Entries with chart source code.
— BEGIN —

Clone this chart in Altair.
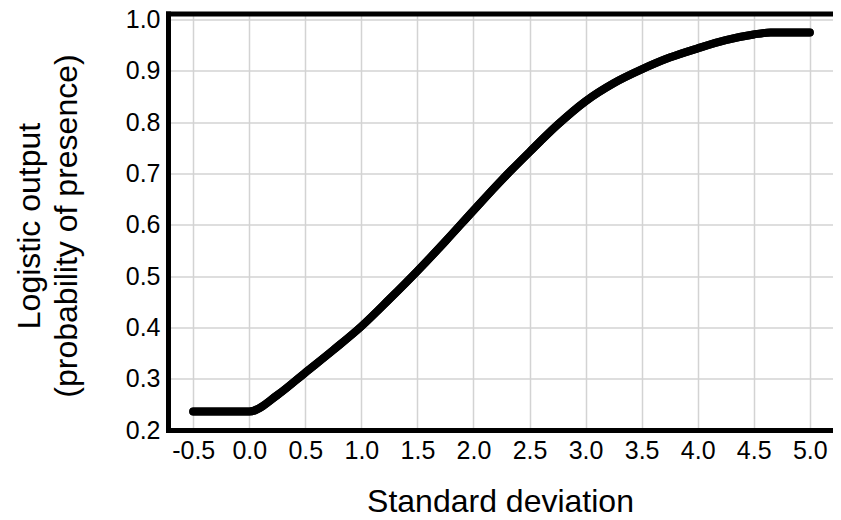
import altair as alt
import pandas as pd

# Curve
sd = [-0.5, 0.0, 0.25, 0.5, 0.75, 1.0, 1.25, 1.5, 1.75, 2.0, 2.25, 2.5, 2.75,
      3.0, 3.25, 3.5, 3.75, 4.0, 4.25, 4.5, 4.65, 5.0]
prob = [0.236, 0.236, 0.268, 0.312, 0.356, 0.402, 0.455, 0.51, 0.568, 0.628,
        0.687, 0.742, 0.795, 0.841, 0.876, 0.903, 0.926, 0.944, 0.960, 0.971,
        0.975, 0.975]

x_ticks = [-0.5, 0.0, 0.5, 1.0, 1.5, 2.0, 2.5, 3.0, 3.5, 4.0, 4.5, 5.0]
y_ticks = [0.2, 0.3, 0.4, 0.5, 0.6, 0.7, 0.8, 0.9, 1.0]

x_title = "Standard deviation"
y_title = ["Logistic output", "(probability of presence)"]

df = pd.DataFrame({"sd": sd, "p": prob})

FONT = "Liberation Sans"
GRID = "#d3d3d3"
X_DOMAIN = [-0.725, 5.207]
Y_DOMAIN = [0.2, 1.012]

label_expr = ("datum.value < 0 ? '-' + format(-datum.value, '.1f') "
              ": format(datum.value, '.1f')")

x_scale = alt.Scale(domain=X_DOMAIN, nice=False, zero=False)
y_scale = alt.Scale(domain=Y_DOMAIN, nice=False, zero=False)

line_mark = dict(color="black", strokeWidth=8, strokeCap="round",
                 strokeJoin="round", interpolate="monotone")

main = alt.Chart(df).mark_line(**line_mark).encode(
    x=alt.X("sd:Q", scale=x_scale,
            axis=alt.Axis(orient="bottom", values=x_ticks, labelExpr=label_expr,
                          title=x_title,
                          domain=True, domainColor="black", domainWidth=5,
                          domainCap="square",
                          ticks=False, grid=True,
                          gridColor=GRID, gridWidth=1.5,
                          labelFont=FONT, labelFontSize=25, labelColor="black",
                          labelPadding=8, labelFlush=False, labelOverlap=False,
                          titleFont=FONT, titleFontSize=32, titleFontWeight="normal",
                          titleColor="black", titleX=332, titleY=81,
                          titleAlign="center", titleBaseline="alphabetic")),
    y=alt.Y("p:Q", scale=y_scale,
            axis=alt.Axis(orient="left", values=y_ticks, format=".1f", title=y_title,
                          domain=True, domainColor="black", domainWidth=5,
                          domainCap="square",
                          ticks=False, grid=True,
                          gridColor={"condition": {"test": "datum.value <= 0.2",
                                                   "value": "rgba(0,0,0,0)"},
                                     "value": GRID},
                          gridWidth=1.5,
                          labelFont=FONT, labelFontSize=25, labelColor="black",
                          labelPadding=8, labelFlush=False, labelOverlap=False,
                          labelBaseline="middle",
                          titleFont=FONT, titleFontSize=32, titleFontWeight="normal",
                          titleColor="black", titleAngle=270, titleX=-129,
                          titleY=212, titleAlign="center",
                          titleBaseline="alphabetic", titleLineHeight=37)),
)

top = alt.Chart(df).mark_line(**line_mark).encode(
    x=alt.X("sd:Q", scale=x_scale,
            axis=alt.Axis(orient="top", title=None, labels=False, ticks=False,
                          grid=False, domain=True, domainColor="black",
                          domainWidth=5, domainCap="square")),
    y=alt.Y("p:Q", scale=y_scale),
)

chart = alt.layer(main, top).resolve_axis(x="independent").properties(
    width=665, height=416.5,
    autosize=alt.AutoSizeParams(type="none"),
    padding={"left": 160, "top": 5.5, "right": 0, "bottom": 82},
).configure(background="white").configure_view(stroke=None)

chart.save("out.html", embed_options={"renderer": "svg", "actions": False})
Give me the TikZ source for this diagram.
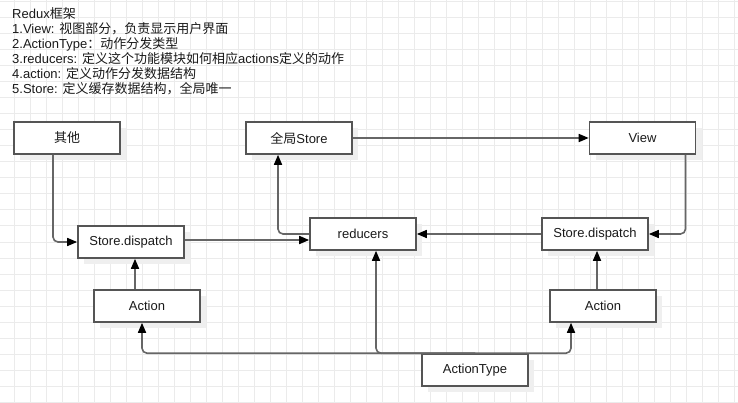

— END —

EXERCISE TASK.
Omit the pictures and reproduce the listing exactly.

WRITTEN RESPONSE.
Clone this chart in Altair.
import altair as alt
import pandas as pd

# Curve
sd = [-0.5, 0.0, 0.25, 0.5, 0.75, 1.0, 1.25, 1.5, 1.75, 2.0, 2.25, 2.5, 2.75,
      3.0, 3.25, 3.5, 3.75, 4.0, 4.25, 4.5, 4.65, 5.0]
prob = [0.236, 0.236, 0.268, 0.312, 0.356, 0.402, 0.455, 0.51, 0.568, 0.628,
        0.687, 0.742, 0.795, 0.841, 0.876, 0.903, 0.926, 0.944, 0.960, 0.971,
        0.975, 0.975]

x_ticks = [-0.5, 0.0, 0.5, 1.0, 1.5, 2.0, 2.5, 3.0, 3.5, 4.0, 4.5, 5.0]
y_ticks = [0.2, 0.3, 0.4, 0.5, 0.6, 0.7, 0.8, 0.9, 1.0]

x_title = "Standard deviation"
y_title = ["Logistic output", "(probability of presence)"]

df = pd.DataFrame({"sd": sd, "p": prob})

FONT = "Liberation Sans"
GRID = "#d3d3d3"
X_DOMAIN = [-0.725, 5.207]
Y_DOMAIN = [0.2, 1.012]

label_expr = ("datum.value < 0 ? '-' + format(-datum.value, '.1f') "
              ": format(datum.value, '.1f')")

x_scale = alt.Scale(domain=X_DOMAIN, nice=False, zero=False)
y_scale = alt.Scale(domain=Y_DOMAIN, nice=False, zero=False)

line_mark = dict(color="black", strokeWidth=8, strokeCap="round",
                 strokeJoin="round", interpolate="monotone")

main = alt.Chart(df).mark_line(**line_mark).encode(
    x=alt.X("sd:Q", scale=x_scale,
            axis=alt.Axis(orient="bottom", values=x_ticks, labelExpr=label_expr,
                          title=x_title,
                          domain=True, domainColor="black", domainWidth=5,
                          domainCap="square",
                          ticks=False, grid=True,
                          gridColor=GRID, gridWidth=1.5,
                          labelFont=FONT, labelFontSize=25, labelColor="black",
                          labelPadding=8, labelFlush=False, labelOverlap=False,
                          titleFont=FONT, titleFontSize=32, titleFontWeight="normal",
                          titleColor="black", titleX=332, titleY=81,
                          titleAlign="center", titleBaseline="alphabetic")),
    y=alt.Y("p:Q", scale=y_scale,
            axis=alt.Axis(orient="left", values=y_ticks, format=".1f", title=y_title,
                          domain=True, domainColor="black", domainWidth=5,
                          domainCap="square",
                          ticks=False, grid=True,
                          gridColor={"condition": {"test": "datum.value <= 0.2",
                                                   "value": "rgba(0,0,0,0)"},
                                     "value": GRID},
                          gridWidth=1.5,
                          labelFont=FONT, labelFontSize=25, labelColor="black",
                          labelPadding=8, labelFlush=False, labelOverlap=False,
                          labelBaseline="middle",
                          titleFont=FONT, titleFontSize=32, titleFontWeight="normal",
                          titleColor="black", titleAngle=270, titleX=-129,
                          titleY=212, titleAlign="center",
                          titleBaseline="alphabetic", titleLineHeight=37)),
)

top = alt.Chart(df).mark_line(**line_mark).encode(
    x=alt.X("sd:Q", scale=x_scale,
            axis=alt.Axis(orient="top", title=None, labels=False, ticks=False,
                          grid=False, domain=True, domainColor="black",
                          domainWidth=5, domainCap="square")),
    y=alt.Y("p:Q", scale=y_scale),
)

chart = alt.layer(main, top).resolve_axis(x="independent").properties(
    width=665, height=416.5,
    autosize=alt.AutoSizeParams(type="none"),
    padding={"left": 160, "top": 5.5, "right": 0, "bottom": 82},
).configure(background="white").configure_view(stroke=None)

chart.save("out.html", embed_options={"renderer": "svg", "actions": False})
Give me the TikZ source for this diagram.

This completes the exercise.